**Aim of the exercise**
Listed below are entries; give the number of lines among them that include "this", and only that number.

═════ Exercise materials ═════

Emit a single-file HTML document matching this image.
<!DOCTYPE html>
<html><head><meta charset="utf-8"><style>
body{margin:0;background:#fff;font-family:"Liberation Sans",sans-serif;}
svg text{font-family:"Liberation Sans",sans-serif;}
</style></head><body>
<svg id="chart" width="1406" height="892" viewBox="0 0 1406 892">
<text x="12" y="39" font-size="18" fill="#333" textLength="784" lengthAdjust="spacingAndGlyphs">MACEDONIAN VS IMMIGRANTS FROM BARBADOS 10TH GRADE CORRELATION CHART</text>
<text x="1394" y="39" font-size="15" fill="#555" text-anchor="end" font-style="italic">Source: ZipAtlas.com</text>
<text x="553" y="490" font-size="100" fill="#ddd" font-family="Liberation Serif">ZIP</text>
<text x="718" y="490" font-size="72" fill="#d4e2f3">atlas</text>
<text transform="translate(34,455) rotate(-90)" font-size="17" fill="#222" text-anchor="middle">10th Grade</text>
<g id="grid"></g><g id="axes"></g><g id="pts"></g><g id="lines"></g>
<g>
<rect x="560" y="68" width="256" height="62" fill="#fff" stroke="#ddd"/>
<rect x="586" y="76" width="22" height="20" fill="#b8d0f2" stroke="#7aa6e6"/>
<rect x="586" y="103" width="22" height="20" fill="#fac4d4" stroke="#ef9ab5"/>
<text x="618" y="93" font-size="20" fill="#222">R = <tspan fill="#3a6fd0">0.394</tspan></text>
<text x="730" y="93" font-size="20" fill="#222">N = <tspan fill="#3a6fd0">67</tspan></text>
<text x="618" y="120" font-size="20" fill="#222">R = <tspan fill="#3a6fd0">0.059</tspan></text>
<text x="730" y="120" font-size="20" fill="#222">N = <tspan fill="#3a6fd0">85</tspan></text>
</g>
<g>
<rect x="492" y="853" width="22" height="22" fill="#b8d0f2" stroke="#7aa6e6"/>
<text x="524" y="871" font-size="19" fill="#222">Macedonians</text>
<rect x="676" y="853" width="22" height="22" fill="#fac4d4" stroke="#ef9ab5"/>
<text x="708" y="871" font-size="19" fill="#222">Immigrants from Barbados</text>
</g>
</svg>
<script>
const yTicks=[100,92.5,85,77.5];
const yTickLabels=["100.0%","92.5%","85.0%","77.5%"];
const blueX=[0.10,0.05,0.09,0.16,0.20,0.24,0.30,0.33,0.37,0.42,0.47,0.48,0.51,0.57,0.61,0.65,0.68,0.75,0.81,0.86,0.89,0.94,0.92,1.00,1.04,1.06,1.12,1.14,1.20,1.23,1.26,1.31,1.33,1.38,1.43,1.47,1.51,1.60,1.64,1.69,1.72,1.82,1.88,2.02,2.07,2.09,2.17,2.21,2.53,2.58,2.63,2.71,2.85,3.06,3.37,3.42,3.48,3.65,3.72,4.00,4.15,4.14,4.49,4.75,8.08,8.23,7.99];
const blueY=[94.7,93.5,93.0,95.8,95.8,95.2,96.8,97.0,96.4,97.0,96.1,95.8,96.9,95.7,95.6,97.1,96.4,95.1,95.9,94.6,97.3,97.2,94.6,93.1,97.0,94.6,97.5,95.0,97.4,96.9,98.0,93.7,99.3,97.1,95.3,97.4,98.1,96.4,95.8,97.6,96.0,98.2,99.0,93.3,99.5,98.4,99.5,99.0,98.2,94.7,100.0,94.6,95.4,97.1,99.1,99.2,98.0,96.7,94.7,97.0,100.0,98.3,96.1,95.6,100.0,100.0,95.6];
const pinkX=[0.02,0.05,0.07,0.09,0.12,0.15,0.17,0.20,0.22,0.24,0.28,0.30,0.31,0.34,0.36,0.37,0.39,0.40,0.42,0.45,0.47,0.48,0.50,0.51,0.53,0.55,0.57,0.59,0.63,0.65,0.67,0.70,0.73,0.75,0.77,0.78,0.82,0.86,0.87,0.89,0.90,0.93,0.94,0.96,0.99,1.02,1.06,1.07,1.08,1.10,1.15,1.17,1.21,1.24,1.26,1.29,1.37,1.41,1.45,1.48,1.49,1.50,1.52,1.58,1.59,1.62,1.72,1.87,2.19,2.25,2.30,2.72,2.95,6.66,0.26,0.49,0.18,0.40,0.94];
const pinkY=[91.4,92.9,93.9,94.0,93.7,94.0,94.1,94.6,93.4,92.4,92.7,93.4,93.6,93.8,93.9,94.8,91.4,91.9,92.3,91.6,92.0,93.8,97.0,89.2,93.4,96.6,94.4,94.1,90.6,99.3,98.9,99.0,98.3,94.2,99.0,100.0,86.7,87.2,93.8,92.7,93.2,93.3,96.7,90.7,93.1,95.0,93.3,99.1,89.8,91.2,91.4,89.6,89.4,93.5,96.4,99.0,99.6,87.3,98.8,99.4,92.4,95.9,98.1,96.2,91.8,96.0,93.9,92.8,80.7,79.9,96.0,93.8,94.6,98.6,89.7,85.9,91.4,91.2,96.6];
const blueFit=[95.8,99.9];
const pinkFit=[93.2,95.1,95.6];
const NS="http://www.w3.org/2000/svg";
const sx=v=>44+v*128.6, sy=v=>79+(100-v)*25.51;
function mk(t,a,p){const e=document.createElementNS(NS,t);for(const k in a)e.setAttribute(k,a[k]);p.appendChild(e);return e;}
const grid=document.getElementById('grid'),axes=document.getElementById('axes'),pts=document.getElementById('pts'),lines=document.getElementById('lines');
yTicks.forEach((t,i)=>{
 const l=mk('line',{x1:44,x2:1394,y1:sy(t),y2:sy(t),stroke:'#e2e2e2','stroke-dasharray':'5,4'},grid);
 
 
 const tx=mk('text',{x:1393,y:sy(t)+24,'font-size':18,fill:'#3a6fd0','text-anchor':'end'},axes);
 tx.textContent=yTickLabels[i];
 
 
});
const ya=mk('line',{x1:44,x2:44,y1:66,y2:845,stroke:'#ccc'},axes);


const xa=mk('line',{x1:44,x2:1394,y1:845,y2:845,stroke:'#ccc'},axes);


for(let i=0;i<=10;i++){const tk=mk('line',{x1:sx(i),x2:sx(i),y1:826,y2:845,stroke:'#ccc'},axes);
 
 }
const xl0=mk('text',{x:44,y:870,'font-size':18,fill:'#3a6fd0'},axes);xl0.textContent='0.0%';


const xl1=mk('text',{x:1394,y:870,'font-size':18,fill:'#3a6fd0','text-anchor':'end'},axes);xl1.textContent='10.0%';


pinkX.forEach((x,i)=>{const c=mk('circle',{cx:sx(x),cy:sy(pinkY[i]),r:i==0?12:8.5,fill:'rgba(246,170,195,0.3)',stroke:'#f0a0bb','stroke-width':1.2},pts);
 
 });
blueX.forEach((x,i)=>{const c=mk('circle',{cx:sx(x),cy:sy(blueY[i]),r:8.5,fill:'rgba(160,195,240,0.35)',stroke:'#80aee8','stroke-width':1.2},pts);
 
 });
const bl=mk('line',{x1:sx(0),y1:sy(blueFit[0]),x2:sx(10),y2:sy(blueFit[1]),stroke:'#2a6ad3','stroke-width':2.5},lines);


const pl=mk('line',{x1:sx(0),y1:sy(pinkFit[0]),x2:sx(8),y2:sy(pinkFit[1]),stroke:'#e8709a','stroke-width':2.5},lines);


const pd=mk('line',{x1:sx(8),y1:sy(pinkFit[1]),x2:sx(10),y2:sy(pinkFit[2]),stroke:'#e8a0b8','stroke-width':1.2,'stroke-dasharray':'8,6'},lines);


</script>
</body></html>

═════
═════ Exercise materials ═════

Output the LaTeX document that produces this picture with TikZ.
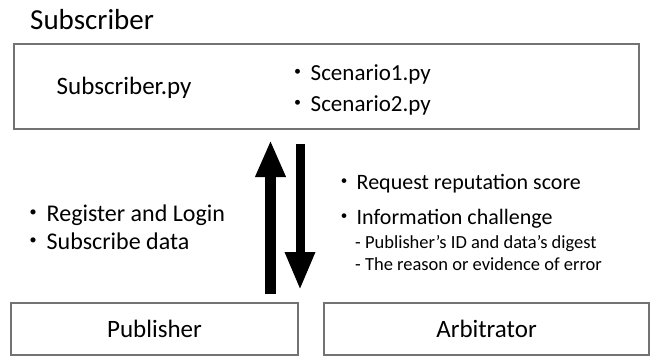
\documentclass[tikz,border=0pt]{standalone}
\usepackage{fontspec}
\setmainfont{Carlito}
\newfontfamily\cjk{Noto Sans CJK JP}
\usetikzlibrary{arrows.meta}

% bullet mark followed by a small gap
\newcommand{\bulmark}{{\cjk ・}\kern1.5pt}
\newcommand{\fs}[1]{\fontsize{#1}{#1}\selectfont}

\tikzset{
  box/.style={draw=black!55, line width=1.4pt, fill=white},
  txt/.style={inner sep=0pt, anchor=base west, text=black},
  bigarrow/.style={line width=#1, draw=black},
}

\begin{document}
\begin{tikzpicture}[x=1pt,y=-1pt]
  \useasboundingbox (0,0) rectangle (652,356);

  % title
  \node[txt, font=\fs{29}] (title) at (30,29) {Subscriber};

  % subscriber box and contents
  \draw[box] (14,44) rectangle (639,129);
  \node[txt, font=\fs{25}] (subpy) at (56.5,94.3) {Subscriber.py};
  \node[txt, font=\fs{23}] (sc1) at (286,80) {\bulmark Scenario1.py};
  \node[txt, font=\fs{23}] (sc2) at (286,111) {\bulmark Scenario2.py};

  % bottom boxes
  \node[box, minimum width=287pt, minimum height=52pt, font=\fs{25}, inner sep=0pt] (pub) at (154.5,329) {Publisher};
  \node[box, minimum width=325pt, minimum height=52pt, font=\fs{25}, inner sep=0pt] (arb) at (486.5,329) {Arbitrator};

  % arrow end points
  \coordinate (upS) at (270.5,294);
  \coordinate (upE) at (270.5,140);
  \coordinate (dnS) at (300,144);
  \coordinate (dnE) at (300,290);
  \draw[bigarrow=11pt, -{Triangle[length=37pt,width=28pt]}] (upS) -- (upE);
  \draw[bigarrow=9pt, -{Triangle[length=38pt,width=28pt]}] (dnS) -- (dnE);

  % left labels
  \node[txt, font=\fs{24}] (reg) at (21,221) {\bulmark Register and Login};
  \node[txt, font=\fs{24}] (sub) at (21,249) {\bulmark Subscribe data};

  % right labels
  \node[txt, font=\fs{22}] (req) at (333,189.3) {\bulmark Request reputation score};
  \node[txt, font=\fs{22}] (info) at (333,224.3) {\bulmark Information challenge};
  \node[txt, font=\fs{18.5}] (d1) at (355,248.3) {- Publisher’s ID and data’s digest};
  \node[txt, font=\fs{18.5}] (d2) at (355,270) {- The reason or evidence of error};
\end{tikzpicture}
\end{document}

═════

**Finished answer**
2